_The request_. Set down, exactly as written, the lines from the top of the data to the line that holds "CartesianGrid, ReferenceLine, ReferenceDot", and omit the pictures.

_Collected material_.

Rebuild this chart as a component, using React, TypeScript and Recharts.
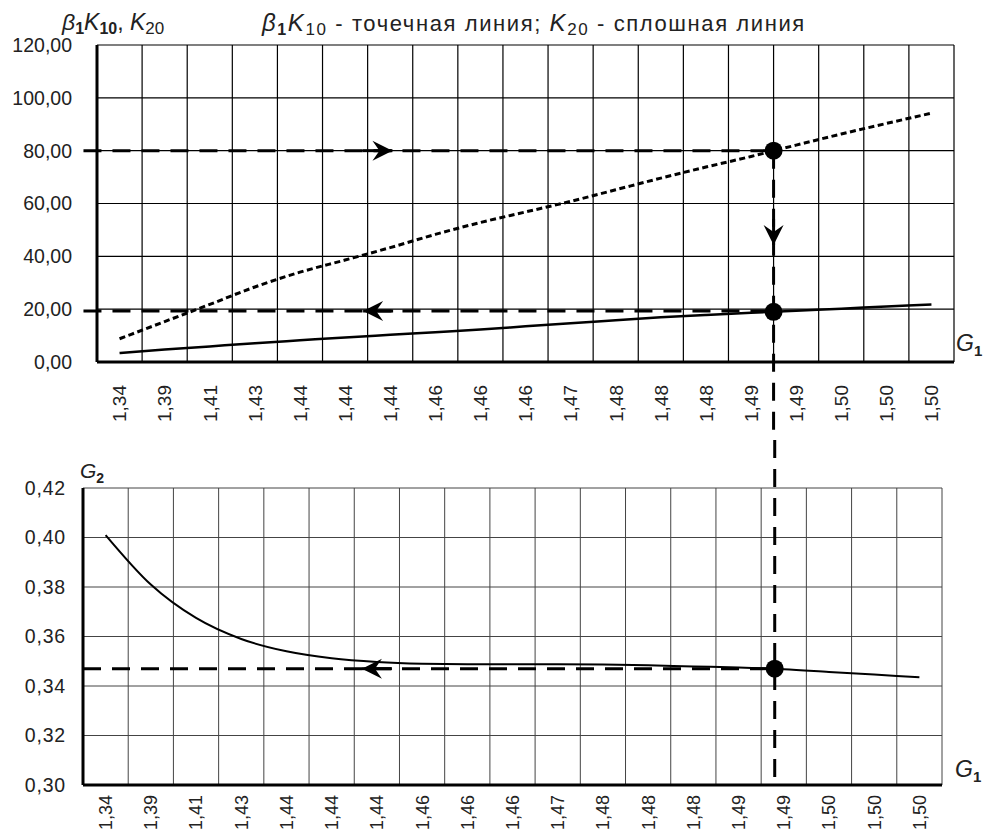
import React from 'react'
import { LineChart, Line, XAxis, YAxis, CartesianGrid, ReferenceLine, ReferenceDot } from 'recharts'

// подписи по оси G1 (одинаковые для обоих графиков)
const categories = [
  '1,34', '1,39', '1,41', '1,43', '1,44', '1,44', '1,44', '1,46', '1,46', '1,46',
  '1,47', '1,48', '1,48', '1,48', '1,49', '1,49', '1,50', '1,50', '1,50',
]

// β1K10 - точечная линия
const beta1K10 = [8.8, 15.3, 21.8, 28.4, 34.0, 38.6, 43.3, 48.3, 52.8, 56.8, 60.8, 65.2, 69.6, 73.8, 77.8, 82.1, 86.3, 90.3, 94.2]
// K20 - сплошная линия
const k20 = [3.4, 4.7, 5.9, 7.1, 8.2, 9.3, 10.3, 11.3, 12.3, 13.5, 14.7, 15.8, 16.9, 17.8, 18.6, 19.4, 20.2, 21.0, 21.8]
// G2
const g2 = [0.401, 0.381, 0.3675, 0.359, 0.354, 0.3512, 0.3497, 0.349, 0.3488, 0.3488, 0.3488, 0.3487, 0.3484, 0.3479, 0.3475, 0.3468, 0.3457, 0.3446, 0.3435]

const topTicks = [0, 20, 40, 60, 80, 100, 120]
const bottomTicks = [0.3, 0.32, 0.34, 0.36, 0.38, 0.4, 0.42]

// рабочая точка и стрелки
const topPoint = { x: 14.5, b: 80, k: 19.0, kLine: 19.3 }
const bottomPoint = { x: 14.8, g: 0.347 }
const topArrows = [
  { x: 6.05, y: 80, dir: 'right' },
  { x: 5.4, y: 19.3, dir: 'left' },
  { x: 14.5, y: 44.3, dir: 'down' },
]
const bottomArrows = [{ x: 5.67, y: 0.347, dir: 'left' }]

const FONT = '"Liberation Sans", Arial, sans-serif'

const topData = categories.map((c, i) => ({ idx: i, b: beta1K10[i], k: k20[i] }))
const bottomData = categories.map((c, i) => ({ idx: i, g: g2[i] }))
const tickIdx = categories.map((_, i) => i)
const bounds = categories.map((_, i) => i + 0.5)

const fmt = (v: number) => v.toFixed(2).replace('.', ',')

function RotTick(props: any) {
  const { x, y, payload, off, size } = props
  const yy = y + off
  return (
    <text
      x={x}
      y={yy}
      transform={`rotate(-90 ${x} ${yy})`}
      textAnchor="end"
      dy="0.36em"
      fontSize={size}
      fontFamily={FONT}
      fill="#222"
    >
      {categories[payload.value]}
    </text>
  )
}

function Arrow(props: any) {
  const { cx, cy, dir } = props
  if (cx == null || cy == null) return null
  let d = ''
  if (dir === 'right') d = `M${cx},${cy} L${cx - 20},${cy - 10} L${cx - 13},${cy} L${cx - 20},${cy + 10} Z`
  if (dir === 'left') d = `M${cx},${cy} L${cx + 20},${cy - 10} L${cx + 13},${cy} L${cx + 20},${cy + 10} Z`
  if (dir === 'down') d = `M${cx},${cy} L${cx - 10},${cy - 20} L${cx},${cy - 13} L${cx + 10},${cy - 20} Z`
  const line =
    dir === 'down'
      ? <line x1={cx} y1={cy - 26} x2={cx} y2={cy} stroke="#000" strokeWidth={3} />
      : <line x1={dir === 'right' ? cx - 30 : cx + 30} y1={cy} x2={cx} y2={cy} stroke="#000" strokeWidth={3} />
  return (
    <g>
      {line}
      <path d={d} fill="#000" />
    </g>
  )
}

const dash = { stroke: '#000', strokeWidth: 3, strokeDasharray: '18 11' }

function TopChart() {
  return (
    <LineChart width={985} height={440} data={topData} margin={{ top: 45, right: 31, left: 0, bottom: 18 }}>
      <CartesianGrid vertical={false} stroke="#000" strokeWidth={1.2} />
      {bounds.map((b) => (
        <ReferenceLine key={b} x={b} stroke="#000" strokeWidth={1.2} />
      ))}
      <XAxis
        type="number"
        dataKey="idx"
        domain={[-0.5, 18.5]}
        ticks={tickIdx}
        interval={0}
        height={60}
        tickLine={false}
        tickSize={0}
        axisLine={{ stroke: '#000', strokeWidth: 3 }}
        tick={(p: any) => <RotTick {...p} off={21} size={19} />}
      />
      <YAxis
        type="number"
        domain={[0, 120]}
        ticks={topTicks}
        width={97}
        tickLine={false}
        tickSize={0}
        tickMargin={25}
        tickFormatter={fmt}
        axisLine={{ stroke: '#000', strokeWidth: 3 }}
        tick={{ fontSize: 19.5, fontFamily: FONT, fill: '#222' }}
      />
      <Line type="monotone" dataKey="b" stroke="#000" strokeWidth={3} strokeDasharray="6 3.5" dot={false} isAnimationActive={false} />
      <Line type="monotone" dataKey="k" stroke="#000" strokeWidth={2.5} dot={false} isAnimationActive={false} />
      <ReferenceLine segment={[{ x: -0.8, y: topPoint.b }, { x: topPoint.x, y: topPoint.b }]} ifOverflow="visible" {...dash} />
      <ReferenceLine segment={[{ x: -0.8, y: topPoint.kLine }, { x: topPoint.x, y: topPoint.kLine }]} ifOverflow="visible" {...dash} />
      <ReferenceLine segment={[{ x: topPoint.x, y: topPoint.b }, { x: topPoint.x, y: -29.5 }]} ifOverflow="visible" {...dash} />
      {topArrows.map((a, i) => (
        <ReferenceDot key={i} x={a.x} y={a.y} r={1} ifOverflow="visible" shape={(p: any) => <Arrow {...p} dir={a.dir} />} />
      ))}
      <ReferenceDot x={topPoint.x} y={topPoint.b} r={9} fill="#000" stroke="none" ifOverflow="visible" />
      <ReferenceDot x={topPoint.x} y={topPoint.k} r={9} fill="#000" stroke="none" ifOverflow="visible" />
    </LineChart>
  )
}

function BottomChart() {
  return (
    <LineChart width={985} height={392} data={bottomData} margin={{ top: 48, right: 43, left: 0, bottom: 0 }}>
      <CartesianGrid vertical={false} stroke="#444" strokeWidth={1} />
      {bounds.map((b) => (
        <ReferenceLine key={b} x={b} stroke="#444" strokeWidth={1} />
      ))}
      <XAxis
        type="number"
        dataKey="idx"
        domain={[-0.5, 18.5]}
        ticks={tickIdx}
        interval={0}
        height={47}
        tickLine={false}
        tickSize={0}
        axisLine={{ stroke: '#000', strokeWidth: 3 }}
        tick={(p: any) => <RotTick {...p} off={8} size={18} />}
      />
      <YAxis
        type="number"
        domain={[0.3, 0.42]}
        ticks={bottomTicks}
        width={83}
        tickLine={false}
        tickSize={0}
        tickMargin={17}
        tickFormatter={fmt}
        axisLine={{ stroke: '#000', strokeWidth: 3 }}
        tick={{ fontSize: 19.5, fontFamily: FONT, fill: '#222', letterSpacing: 0.8 }}
      />
      <Line type="monotone" dataKey="g" stroke="#000" strokeWidth={2} dot={false} isAnimationActive={false} />
      <ReferenceLine segment={[{ x: -0.5, y: bottomPoint.g }, { x: bottomPoint.x, y: bottomPoint.g }]} ifOverflow="visible" {...dash} />
      <ReferenceLine segment={[{ x: bottomPoint.x, y: 0.4394 }, { x: bottomPoint.x, y: 0.3 }]} ifOverflow="visible" {...dash} />
      {bottomArrows.map((a, i) => (
        <ReferenceDot key={i} x={a.x} y={a.y} r={1} ifOverflow="visible" shape={(p: any) => <Arrow {...p} dir={a.dir} />} />
      ))}
      <ReferenceDot x={bottomPoint.x} y={bottomPoint.g} r={9} fill="#000" stroke="none" ifOverflow="visible" />
    </LineChart>
  )
}

export default function App() {
  return (
    <div style={{ position: 'absolute', left: 0, top: 0, width: 985, height: 832, background: '#fff', fontFamily: FONT }}>
      <div style={{ position: 'absolute', left: 0, top: 0 }}>
        <TopChart />
      </div>
      <div style={{ position: 'absolute', left: 0, top: 440 }}>
        <BottomChart />
      </div>
      <svg width={985} height={832} style={{ position: 'absolute', left: 0, top: 0, pointerEvents: 'none' }} fontFamily={FONT} fill="#222">
        <text x={62} y={30} fontSize={23}>
          <tspan fontStyle="italic">β</tspan>
          <tspan dy={4} fontSize={16} fontWeight="bold">1</tspan>
          <tspan dy={-4} fontStyle="italic">K</tspan>
          <tspan dy={4} fontSize={16} fontWeight="bold">10</tspan>
          <tspan dy={-4}>, </tspan>
          <tspan fontStyle="italic">K</tspan>
          <tspan dy={4} fontSize={17}>20</tspan>
        </text>
        <text x={262} y={31} fontSize={22} letterSpacing={1.6}>
          <tspan fontStyle="italic" fontSize={24}>β</tspan>
          <tspan dy={4} fontSize={16} fontWeight="bold">1</tspan>
          <tspan dy={-4} fontStyle="italic" fontSize={24}>K</tspan>
          <tspan dy={4} fontSize={17}>10</tspan>
          <tspan dy={-4}> - точечная линия; </tspan>
          <tspan fontStyle="italic" fontSize={24}>K</tspan>
          <tspan dy={4} fontSize={17}>20</tspan>
          <tspan dy={-4}> - сплошная линия</tspan>
        </text>
        <text x={956} y={351} fontSize={23} fontStyle="italic">
          G<tspan dy={5} fontSize={15} fontWeight="bold" fontStyle="normal">1</tspan>
        </text>
        <text x={80} y={478} fontSize={21} fontStyle="italic">
          G<tspan dy={5} fontSize={14} fontWeight="bold" fontStyle="normal">2</tspan>
        </text>
        <text x={955} y={777} fontSize={23} fontStyle="italic">
          G<tspan dy={5} fontSize={15} fontWeight="bold" fontStyle="normal">1</tspan>
        </text>
      </svg>
    </div>
  )
}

_Solved problem_.
Rebuild this chart as a component, using React, TypeScript and Recharts.
import React from 'react'
import { LineChart, Line, XAxis, YAxis, CartesianGrid, ReferenceLine, ReferenceDot } from 'recharts'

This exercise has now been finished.